Lasso’s bet on a violent war of attrition, amplified by the soft power of the corporate media, failed. True to form, when the dust settled at the end of the strike, Lasso and the media projected the fake news that the government had defeated a beaten Indigenous movement. 

Indigenous leader to face charges

Lawfare criminalizes social protest in 2022, as it did in October 2019. Iza must attend a hearing July 4 in Latacunga, where he will be charged with “paralyzing a public service,” a felony punishable by one to three years in prison. President Lasso will testify against the president of CONAIE. Hundreds of Indigenous people will assemble outside the court in protest.

Dialogue with the government was resumed June 30 with representatives of CONAIE, FENOCIN and FEINE, led by Leonidas Iza. The Ecuadorian Episcopal Conference mediated the negotiations and drafted an agreement which initially provoked a debate among the social organizations. After several hours of discussion and minor changes, the agreement was signed. (tinyurl.com/2p8bdz22)

The following are some of the main points in the agreement: State of Exception (martial law) was repealed; Decree 452 requires the country’s governors to intensify control operations to prevent and eradicate speculative pricing processes; the declaration of an emergency in the health sector; establishment of compensatory public policies for rural and urban areas; and the reduction of fuel prices by 15 cents per gallon. 

Executive Decree No. 95 on hydrocarbons is repealed, which stops the expansion of the oil frontier. Executive Decree No. 151 is reformed, prohibiting mining in protected areas and ancestral territories, archaeological zones and water-protection areas. 

In addition, a commission will be established for the resolution of pending issues. The government has 90 days to respond to these demands. 

In the 18 days of the national strike, the Alliance of Organizations for Human Rights registered 76 violations of rights, six deaths, 331 injured persons and 152 arrests.
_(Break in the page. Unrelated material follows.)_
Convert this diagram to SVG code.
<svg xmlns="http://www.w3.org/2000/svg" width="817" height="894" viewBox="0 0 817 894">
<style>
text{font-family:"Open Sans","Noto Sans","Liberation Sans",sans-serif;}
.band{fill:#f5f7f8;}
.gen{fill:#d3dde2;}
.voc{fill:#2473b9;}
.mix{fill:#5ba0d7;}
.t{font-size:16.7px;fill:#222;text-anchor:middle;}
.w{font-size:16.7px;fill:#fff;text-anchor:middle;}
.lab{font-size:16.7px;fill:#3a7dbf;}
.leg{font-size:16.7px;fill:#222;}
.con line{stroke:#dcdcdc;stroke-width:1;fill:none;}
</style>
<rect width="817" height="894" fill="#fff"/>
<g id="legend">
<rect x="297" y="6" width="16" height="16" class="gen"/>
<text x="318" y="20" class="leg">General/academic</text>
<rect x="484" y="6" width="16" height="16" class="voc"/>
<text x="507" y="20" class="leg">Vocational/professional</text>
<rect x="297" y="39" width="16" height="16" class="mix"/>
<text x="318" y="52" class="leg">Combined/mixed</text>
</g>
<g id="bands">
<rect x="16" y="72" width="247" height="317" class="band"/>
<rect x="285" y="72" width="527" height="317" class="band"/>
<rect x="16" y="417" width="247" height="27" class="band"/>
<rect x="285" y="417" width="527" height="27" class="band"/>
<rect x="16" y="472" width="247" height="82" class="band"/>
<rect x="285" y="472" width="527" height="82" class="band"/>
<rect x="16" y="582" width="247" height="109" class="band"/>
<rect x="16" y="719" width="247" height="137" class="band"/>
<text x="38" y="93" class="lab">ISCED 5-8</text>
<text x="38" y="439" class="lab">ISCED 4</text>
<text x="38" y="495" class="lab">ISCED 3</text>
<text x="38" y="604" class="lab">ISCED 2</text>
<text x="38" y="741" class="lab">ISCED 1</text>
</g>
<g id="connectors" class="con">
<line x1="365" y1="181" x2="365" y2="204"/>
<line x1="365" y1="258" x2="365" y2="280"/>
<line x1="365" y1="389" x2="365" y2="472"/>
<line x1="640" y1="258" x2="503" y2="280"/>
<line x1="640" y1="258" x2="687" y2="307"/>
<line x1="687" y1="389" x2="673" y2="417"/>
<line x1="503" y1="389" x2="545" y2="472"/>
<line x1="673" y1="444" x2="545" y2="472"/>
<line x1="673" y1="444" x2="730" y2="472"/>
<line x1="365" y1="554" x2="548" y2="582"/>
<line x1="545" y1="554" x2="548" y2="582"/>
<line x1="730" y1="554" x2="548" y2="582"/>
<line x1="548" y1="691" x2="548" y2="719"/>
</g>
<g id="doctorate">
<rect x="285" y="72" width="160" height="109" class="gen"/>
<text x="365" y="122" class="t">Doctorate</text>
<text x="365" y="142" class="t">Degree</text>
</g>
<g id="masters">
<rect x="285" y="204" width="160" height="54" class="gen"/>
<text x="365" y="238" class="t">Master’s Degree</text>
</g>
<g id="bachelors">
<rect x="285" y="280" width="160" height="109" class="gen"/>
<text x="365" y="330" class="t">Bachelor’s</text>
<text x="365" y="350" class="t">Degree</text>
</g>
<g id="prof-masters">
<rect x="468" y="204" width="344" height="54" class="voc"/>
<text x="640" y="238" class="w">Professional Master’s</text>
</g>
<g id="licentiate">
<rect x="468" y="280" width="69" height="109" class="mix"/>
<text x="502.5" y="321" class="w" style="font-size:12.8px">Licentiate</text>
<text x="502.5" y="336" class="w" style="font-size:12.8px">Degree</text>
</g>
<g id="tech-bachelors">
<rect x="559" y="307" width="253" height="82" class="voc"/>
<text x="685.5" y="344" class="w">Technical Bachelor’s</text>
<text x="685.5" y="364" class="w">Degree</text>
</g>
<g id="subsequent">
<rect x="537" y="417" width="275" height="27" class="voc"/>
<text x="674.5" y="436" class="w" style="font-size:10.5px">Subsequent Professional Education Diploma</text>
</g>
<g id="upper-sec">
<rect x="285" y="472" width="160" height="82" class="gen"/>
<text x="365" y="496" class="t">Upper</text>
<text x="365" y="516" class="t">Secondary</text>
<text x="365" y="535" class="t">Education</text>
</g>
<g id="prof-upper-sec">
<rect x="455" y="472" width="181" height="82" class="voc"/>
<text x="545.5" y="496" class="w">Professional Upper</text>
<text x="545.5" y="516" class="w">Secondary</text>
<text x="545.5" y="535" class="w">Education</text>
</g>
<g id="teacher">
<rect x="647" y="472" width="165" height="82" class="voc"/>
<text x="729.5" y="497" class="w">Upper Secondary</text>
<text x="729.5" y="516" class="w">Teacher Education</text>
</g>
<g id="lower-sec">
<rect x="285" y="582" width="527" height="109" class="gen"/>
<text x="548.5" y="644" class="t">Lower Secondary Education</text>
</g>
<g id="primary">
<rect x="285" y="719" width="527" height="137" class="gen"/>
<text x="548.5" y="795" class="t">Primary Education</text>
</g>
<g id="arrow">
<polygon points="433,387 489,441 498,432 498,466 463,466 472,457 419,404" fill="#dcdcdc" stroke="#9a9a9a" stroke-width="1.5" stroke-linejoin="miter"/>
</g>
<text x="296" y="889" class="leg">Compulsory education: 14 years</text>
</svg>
Various observers in Ecuador and elsewhere viewed the Indigenous movement and Leonidas Iza as the winners in the fierce class struggle of June 2022, proving they could sustain 18 days of mobilization and social protests in the face of vicious repression. In fact, the mobilizations advanced the interests of the two-thirds of Ecuadorians, who labor without benefits in the informal economy, who lack access to health care and education.

 Christian Gonzalez, a militant in the Citizens Movement (led by Correa) who was persecuted for supporting the Uprising of October 2019, tweeted the following in solidarity with the National Strike of 2022: “Thank you guys, see you on the road here. Thankfully, this generation not only teaches us to fight, it hands us an infinite legacy of dignity.”

The road is wide open and the future is uncertain, but as Christian Gonzalez says, the Indigenous Movement teaches us to fight. It has shared with us an infinite legacy of human dignity.